▸ **PROBLEM TO WORK ON**:
Start at the line where "Reproduce this chart with D3.js." appears and end at the line where "const curve = d3.curveNatural;" appears; repeat those lines exactly, both ends included, leaving pictures behind.

===============

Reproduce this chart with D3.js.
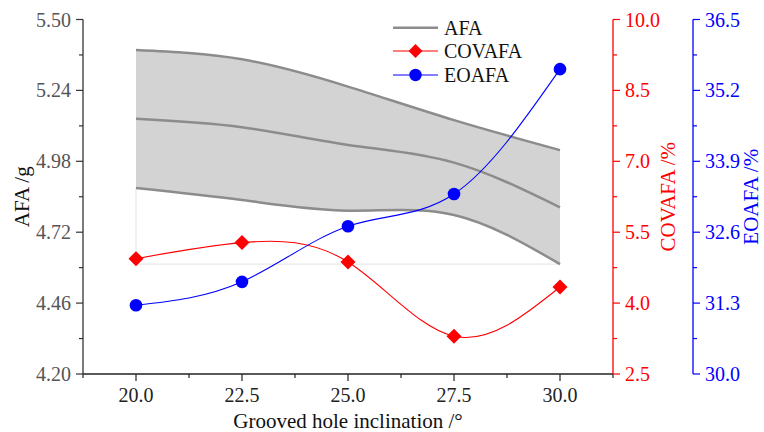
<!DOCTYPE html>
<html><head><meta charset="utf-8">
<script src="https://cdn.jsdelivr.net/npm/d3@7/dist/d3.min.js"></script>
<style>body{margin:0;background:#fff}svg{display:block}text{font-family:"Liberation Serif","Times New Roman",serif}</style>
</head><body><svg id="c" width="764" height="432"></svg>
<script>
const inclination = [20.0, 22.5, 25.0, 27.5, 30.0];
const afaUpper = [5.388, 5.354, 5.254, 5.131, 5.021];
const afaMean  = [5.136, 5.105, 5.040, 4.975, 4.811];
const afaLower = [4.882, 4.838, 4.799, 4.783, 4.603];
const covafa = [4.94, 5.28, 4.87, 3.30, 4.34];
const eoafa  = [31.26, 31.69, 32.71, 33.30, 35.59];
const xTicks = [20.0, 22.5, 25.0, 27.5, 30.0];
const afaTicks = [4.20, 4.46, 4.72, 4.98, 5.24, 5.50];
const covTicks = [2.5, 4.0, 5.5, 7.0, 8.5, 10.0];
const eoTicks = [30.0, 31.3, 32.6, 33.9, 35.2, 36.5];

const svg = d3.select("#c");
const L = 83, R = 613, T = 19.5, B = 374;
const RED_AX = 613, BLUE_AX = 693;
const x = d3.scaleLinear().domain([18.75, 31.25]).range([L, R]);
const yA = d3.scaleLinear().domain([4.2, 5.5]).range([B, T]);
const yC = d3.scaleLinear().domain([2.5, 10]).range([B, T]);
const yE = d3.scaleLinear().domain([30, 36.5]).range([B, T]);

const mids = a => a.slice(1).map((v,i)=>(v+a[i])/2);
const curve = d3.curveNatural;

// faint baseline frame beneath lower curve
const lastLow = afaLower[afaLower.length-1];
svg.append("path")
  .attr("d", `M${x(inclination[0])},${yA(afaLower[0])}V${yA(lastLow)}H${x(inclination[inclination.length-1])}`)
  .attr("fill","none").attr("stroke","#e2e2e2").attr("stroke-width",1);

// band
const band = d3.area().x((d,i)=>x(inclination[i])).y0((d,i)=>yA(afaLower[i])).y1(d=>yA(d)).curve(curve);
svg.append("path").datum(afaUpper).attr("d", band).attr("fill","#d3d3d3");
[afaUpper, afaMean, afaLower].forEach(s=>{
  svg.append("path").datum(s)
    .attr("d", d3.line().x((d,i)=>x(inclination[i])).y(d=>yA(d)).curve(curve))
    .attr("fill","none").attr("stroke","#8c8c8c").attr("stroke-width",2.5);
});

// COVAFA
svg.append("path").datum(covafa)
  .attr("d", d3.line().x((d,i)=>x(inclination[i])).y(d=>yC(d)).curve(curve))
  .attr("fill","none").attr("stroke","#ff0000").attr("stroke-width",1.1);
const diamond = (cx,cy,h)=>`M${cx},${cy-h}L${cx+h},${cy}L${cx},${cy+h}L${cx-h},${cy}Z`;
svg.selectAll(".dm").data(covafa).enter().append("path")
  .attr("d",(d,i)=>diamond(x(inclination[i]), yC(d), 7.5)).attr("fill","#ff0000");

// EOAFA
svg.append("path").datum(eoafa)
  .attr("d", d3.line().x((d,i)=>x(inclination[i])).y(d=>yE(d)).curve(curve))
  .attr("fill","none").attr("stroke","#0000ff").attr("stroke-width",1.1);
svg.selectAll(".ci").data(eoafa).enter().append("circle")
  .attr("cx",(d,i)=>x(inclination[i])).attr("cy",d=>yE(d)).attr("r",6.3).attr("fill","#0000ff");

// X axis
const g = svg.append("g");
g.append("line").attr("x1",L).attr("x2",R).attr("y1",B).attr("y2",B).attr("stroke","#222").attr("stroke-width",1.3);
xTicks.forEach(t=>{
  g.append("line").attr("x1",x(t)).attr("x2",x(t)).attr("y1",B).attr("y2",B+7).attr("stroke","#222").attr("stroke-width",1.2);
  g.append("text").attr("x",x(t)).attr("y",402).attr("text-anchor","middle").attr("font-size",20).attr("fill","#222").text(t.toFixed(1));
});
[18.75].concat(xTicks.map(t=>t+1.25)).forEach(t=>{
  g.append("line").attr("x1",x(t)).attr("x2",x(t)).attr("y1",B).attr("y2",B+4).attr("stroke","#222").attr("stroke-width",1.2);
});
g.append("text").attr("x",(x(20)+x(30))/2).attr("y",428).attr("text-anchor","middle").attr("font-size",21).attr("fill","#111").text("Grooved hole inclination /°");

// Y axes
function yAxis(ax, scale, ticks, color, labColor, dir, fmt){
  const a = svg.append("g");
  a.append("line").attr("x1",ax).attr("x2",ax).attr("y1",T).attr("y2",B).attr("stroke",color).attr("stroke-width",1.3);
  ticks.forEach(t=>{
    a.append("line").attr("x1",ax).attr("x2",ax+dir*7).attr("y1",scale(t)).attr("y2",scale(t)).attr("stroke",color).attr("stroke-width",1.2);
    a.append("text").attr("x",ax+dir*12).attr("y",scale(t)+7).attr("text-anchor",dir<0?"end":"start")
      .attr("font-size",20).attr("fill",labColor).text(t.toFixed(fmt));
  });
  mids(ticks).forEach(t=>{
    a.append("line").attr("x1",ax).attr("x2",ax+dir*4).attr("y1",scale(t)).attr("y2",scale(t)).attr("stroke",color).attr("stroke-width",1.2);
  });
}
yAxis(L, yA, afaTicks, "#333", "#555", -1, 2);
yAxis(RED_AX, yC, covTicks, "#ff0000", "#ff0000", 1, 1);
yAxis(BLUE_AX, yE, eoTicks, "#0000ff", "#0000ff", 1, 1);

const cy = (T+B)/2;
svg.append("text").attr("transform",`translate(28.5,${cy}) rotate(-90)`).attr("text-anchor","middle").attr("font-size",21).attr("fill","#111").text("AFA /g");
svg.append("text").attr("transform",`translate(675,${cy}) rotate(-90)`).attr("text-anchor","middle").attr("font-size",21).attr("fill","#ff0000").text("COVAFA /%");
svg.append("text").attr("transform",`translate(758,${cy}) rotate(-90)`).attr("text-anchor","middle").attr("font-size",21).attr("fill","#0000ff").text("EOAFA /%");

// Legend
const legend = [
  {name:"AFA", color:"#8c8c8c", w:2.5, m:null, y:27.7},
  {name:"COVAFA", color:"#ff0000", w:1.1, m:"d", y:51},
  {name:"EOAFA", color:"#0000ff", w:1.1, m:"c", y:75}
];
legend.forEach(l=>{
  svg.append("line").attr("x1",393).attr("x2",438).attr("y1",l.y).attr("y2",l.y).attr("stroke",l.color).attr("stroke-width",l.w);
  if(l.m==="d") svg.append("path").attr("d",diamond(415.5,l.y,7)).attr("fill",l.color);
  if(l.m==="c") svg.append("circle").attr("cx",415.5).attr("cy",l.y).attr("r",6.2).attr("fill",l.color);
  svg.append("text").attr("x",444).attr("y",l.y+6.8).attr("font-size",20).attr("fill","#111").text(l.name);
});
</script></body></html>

===============

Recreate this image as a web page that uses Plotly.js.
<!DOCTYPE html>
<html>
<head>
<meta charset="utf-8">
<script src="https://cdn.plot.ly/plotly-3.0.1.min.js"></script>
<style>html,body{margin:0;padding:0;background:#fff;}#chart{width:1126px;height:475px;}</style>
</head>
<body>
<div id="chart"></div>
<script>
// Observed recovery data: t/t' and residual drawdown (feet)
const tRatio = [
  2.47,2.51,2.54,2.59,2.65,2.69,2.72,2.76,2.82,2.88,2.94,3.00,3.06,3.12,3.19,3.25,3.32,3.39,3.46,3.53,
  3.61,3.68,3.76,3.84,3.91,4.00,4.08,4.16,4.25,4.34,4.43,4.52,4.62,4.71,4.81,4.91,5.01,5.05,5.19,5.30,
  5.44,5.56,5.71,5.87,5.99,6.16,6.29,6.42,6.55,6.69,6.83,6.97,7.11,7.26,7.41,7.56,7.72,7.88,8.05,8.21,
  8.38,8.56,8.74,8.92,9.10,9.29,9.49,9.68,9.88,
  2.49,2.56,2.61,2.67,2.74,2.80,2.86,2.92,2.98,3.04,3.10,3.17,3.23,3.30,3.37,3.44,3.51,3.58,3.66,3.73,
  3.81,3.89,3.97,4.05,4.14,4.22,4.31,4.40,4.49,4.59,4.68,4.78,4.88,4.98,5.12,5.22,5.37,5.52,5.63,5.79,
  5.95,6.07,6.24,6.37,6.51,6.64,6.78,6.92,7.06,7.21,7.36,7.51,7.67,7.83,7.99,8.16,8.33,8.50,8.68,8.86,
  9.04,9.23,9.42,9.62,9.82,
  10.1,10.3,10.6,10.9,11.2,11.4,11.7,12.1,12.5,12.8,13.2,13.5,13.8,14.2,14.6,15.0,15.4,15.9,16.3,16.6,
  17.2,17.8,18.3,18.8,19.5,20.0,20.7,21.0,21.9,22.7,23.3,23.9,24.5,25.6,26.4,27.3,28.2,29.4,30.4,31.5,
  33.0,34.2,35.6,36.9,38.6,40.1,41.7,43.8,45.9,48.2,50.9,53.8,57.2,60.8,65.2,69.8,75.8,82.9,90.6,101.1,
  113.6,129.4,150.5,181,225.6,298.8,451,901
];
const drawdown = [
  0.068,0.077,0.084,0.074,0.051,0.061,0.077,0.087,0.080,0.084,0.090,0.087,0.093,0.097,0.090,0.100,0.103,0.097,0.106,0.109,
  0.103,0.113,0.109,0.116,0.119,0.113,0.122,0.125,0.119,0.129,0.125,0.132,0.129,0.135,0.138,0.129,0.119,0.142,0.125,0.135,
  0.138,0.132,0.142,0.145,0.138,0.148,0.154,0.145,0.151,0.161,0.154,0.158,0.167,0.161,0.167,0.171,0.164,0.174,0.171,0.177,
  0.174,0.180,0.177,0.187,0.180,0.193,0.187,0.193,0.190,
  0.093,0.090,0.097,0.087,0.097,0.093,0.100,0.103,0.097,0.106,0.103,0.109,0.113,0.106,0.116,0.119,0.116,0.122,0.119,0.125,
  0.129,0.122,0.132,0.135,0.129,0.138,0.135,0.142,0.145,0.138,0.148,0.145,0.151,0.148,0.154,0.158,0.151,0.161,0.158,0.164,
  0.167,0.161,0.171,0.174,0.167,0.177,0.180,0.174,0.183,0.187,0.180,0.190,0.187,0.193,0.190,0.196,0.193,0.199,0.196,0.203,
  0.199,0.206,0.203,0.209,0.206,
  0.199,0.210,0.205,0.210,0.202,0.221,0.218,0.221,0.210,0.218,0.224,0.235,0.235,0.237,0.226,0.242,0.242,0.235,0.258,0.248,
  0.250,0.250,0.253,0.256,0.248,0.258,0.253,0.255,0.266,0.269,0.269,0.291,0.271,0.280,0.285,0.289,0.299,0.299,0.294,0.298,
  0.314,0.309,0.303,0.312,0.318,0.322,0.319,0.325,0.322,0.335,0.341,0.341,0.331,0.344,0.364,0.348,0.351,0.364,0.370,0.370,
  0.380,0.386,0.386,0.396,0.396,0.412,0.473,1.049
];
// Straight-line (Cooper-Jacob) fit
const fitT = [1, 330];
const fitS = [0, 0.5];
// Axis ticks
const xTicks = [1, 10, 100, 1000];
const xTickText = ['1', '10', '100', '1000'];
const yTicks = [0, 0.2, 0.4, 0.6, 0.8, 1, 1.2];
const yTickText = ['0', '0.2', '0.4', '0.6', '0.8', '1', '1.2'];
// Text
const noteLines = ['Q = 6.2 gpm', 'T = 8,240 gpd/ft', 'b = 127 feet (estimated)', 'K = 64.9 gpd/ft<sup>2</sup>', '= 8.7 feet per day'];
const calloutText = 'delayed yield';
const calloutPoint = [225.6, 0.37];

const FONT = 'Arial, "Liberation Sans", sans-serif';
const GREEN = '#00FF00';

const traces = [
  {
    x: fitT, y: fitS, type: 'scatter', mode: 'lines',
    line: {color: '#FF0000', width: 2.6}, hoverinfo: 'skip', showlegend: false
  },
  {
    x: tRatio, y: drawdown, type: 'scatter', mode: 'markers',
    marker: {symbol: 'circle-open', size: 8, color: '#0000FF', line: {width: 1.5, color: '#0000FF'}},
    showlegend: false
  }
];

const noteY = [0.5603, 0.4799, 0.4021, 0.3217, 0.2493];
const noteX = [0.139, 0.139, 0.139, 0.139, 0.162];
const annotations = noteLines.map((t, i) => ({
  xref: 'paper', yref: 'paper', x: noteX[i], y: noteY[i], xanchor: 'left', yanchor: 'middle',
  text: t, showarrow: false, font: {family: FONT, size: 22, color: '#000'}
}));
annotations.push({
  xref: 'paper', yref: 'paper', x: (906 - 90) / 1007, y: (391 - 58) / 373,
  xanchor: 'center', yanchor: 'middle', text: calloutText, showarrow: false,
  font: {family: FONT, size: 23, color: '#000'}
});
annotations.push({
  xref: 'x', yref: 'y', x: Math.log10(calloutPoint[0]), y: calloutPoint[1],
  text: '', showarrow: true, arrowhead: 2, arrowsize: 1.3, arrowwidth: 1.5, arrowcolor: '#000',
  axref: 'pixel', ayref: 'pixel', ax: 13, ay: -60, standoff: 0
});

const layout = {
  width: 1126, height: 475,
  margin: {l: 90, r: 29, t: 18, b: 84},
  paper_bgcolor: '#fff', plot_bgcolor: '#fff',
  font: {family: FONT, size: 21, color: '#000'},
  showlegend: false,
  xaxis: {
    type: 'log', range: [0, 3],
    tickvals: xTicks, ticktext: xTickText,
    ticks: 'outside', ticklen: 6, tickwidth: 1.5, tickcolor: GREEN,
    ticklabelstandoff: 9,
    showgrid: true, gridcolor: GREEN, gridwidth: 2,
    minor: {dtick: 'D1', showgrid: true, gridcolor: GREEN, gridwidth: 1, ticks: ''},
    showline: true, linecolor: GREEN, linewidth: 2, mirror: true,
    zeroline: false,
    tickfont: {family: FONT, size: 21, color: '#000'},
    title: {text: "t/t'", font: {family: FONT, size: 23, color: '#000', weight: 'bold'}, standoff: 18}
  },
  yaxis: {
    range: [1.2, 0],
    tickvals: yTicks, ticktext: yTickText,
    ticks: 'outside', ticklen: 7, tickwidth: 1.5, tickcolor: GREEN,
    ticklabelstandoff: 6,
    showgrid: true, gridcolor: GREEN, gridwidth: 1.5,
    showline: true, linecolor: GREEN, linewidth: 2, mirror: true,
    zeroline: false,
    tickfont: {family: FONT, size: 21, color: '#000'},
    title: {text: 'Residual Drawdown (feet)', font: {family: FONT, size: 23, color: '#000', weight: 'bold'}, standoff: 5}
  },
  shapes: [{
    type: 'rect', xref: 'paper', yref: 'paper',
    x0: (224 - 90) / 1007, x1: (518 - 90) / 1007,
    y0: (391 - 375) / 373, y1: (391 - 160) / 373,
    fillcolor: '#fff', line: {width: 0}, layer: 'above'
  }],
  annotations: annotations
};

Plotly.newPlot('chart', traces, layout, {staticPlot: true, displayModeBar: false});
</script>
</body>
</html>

===============

▸ **FULL OUTPUT**:
Reproduce this chart with D3.js.
<!DOCTYPE html>
<html><head><meta charset="utf-8">
<script src="https://cdn.jsdelivr.net/npm/d3@7/dist/d3.min.js"></script>
<style>body{margin:0;background:#fff}svg{display:block}text{font-family:"Liberation Serif","Times New Roman",serif}</style>
</head><body><svg id="c" width="764" height="432"></svg>
<script>
const inclination = [20.0, 22.5, 25.0, 27.5, 30.0];
const afaUpper = [5.388, 5.354, 5.254, 5.131, 5.021];
const afaMean  = [5.136, 5.105, 5.040, 4.975, 4.811];
const afaLower = [4.882, 4.838, 4.799, 4.783, 4.603];
const covafa = [4.94, 5.28, 4.87, 3.30, 4.34];
const eoafa  = [31.26, 31.69, 32.71, 33.30, 35.59];
const xTicks = [20.0, 22.5, 25.0, 27.5, 30.0];
const afaTicks = [4.20, 4.46, 4.72, 4.98, 5.24, 5.50];
const covTicks = [2.5, 4.0, 5.5, 7.0, 8.5, 10.0];
const eoTicks = [30.0, 31.3, 32.6, 33.9, 35.2, 36.5];

const svg = d3.select("#c");
const L = 83, R = 613, T = 19.5, B = 374;
const RED_AX = 613, BLUE_AX = 693;
const x = d3.scaleLinear().domain([18.75, 31.25]).range([L, R]);
const yA = d3.scaleLinear().domain([4.2, 5.5]).range([B, T]);
const yC = d3.scaleLinear().domain([2.5, 10]).range([B, T]);
const yE = d3.scaleLinear().domain([30, 36.5]).range([B, T]);

const mids = a => a.slice(1).map((v,i)=>(v+a[i])/2);
const curve = d3.curveNatural;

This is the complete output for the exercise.